§ **WHAT YOU WILL DO**:
In the listing that follows, retype every line from the first through the one containing "ep100 = np.arange(0, 201, 4)". Pictures are to be left out.

§ **DATA PROVIDED**:
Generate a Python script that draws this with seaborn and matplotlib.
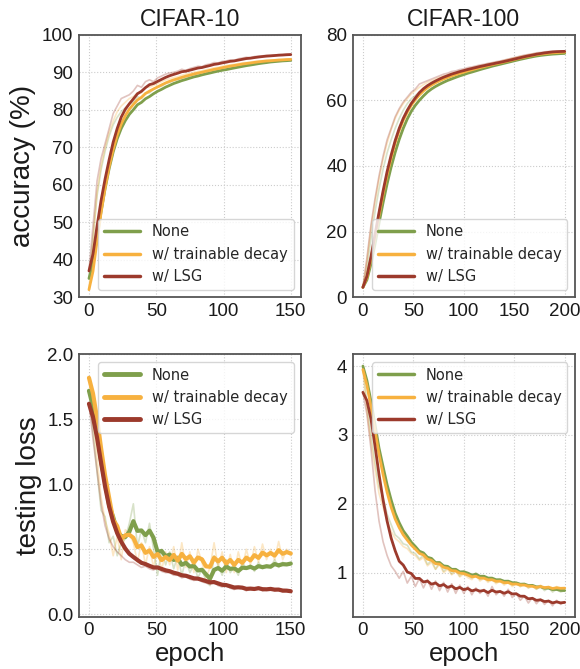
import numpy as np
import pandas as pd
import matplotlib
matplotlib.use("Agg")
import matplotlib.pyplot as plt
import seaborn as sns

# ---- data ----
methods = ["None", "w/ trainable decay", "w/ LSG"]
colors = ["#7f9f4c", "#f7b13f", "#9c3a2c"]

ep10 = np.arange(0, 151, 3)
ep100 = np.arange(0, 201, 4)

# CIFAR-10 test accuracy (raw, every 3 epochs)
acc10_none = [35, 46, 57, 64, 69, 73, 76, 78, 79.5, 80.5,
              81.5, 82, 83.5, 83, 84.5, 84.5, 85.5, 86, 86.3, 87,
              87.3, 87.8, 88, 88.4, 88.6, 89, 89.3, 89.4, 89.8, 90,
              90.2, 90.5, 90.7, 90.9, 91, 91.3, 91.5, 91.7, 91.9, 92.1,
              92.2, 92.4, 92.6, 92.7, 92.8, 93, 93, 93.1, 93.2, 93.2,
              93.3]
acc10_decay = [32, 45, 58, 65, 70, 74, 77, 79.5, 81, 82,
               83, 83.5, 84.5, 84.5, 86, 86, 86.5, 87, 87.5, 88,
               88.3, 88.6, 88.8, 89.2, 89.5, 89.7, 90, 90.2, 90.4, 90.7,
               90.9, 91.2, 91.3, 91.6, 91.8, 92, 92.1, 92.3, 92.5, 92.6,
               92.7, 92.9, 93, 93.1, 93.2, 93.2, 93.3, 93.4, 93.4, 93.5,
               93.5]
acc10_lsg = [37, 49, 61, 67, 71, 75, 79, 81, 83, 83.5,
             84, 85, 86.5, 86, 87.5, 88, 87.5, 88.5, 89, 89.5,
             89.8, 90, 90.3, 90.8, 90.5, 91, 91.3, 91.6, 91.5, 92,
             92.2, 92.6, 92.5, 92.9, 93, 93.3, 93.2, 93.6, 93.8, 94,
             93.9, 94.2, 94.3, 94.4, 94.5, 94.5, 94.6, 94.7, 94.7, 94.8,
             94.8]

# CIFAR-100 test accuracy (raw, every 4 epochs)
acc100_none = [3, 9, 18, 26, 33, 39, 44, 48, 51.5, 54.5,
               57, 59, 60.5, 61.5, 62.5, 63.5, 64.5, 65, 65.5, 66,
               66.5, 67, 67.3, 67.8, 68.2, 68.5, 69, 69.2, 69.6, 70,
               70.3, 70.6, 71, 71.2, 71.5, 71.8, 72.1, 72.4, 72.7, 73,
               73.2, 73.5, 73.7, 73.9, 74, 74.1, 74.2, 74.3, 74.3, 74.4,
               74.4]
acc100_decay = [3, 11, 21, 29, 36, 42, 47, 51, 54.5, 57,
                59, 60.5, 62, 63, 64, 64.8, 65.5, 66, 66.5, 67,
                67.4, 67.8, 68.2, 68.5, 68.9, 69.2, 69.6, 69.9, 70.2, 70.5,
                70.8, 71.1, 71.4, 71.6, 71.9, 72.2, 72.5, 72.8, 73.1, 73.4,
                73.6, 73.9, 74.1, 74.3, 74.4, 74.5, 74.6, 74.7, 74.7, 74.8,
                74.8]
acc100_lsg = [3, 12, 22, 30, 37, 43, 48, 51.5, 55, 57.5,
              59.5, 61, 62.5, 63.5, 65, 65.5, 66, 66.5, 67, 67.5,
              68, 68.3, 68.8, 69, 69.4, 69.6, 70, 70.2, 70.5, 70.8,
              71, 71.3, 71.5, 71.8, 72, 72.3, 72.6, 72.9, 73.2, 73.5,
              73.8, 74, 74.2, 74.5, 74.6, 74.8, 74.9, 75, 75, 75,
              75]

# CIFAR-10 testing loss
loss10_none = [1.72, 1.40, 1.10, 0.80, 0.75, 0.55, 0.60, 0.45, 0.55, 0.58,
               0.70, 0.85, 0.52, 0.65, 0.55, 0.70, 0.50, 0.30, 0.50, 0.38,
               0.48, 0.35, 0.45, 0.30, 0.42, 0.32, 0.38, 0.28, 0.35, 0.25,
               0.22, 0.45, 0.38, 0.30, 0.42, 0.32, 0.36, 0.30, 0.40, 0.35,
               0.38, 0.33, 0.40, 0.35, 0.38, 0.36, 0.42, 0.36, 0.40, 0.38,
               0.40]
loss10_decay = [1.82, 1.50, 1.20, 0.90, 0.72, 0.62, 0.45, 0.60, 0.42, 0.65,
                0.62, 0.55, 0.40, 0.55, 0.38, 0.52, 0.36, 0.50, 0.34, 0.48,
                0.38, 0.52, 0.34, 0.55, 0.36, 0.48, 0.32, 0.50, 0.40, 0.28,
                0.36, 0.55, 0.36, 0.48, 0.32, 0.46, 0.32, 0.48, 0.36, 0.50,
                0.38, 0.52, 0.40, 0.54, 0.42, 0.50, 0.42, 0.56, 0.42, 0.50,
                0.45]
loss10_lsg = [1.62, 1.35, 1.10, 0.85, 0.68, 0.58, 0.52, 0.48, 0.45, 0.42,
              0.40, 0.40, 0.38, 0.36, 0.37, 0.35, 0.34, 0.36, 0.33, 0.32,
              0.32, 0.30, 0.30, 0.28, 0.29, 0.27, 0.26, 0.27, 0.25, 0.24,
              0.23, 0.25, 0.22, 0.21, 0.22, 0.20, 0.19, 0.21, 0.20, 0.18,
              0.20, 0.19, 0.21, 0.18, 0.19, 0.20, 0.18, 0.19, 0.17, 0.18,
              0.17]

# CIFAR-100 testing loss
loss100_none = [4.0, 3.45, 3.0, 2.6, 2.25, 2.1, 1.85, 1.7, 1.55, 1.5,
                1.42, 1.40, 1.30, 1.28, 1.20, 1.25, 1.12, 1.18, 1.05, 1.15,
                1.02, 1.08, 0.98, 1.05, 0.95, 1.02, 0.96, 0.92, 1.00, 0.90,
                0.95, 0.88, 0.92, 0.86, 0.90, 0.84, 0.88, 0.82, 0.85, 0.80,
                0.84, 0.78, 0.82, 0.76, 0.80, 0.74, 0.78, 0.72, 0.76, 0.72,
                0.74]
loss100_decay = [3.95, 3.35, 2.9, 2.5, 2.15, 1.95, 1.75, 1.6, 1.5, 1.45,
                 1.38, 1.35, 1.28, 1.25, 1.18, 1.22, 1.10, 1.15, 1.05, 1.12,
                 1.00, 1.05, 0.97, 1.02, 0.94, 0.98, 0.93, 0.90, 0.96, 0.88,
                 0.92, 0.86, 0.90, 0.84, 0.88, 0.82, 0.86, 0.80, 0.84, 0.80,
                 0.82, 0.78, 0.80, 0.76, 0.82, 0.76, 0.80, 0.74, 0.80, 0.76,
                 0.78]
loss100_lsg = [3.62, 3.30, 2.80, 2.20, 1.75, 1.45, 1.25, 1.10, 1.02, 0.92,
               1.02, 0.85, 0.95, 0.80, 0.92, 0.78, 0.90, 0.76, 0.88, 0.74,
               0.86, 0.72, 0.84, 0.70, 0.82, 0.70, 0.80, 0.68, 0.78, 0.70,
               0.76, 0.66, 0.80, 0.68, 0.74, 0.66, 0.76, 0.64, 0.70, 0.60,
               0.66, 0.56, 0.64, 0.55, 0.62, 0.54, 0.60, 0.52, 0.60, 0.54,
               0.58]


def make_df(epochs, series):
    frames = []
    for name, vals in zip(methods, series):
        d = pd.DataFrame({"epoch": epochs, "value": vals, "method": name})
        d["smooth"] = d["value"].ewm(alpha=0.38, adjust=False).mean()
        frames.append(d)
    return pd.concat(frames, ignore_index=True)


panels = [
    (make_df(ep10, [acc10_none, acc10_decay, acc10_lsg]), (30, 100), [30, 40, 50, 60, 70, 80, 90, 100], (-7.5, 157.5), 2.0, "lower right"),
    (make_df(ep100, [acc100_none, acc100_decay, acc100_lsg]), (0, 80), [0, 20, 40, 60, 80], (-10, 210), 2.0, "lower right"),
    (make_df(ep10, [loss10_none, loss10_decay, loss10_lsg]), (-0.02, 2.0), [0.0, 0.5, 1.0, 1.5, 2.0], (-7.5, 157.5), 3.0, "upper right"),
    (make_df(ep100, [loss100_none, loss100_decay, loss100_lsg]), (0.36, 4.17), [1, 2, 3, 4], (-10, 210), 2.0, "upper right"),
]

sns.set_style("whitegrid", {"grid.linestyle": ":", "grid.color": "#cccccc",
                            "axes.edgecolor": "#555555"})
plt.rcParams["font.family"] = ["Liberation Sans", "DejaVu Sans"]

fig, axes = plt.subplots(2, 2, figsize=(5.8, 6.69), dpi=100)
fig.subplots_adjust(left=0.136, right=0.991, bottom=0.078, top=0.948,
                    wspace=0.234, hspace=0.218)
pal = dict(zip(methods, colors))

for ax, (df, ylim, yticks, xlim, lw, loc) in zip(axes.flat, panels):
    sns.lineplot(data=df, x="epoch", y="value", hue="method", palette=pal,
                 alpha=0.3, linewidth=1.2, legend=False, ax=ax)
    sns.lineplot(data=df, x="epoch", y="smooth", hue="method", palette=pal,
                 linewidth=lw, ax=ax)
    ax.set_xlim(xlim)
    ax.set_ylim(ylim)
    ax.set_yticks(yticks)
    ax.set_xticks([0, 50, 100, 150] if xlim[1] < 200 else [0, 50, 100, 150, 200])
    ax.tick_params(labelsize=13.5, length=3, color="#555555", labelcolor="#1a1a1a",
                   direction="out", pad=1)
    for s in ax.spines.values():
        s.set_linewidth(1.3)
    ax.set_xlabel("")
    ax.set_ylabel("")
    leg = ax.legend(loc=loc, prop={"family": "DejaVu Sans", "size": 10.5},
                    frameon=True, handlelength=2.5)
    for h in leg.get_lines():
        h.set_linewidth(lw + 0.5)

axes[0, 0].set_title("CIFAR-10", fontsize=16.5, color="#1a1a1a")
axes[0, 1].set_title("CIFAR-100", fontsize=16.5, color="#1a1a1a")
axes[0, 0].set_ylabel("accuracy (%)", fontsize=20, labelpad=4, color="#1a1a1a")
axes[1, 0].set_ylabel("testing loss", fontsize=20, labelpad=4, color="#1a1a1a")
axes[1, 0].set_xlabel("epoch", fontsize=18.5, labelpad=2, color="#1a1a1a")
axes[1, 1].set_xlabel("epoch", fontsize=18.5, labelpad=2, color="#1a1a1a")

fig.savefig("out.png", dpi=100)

§ **COMPLETE RESPONSE**:
Generate a Python script that draws this with seaborn and matplotlib.
import numpy as np
import pandas as pd
import matplotlib
matplotlib.use("Agg")
import matplotlib.pyplot as plt
import seaborn as sns

# ---- data ----
methods = ["None", "w/ trainable decay", "w/ LSG"]
colors = ["#7f9f4c", "#f7b13f", "#9c3a2c"]

ep10 = np.arange(0, 151, 3)
ep100 = np.arange(0, 201, 4)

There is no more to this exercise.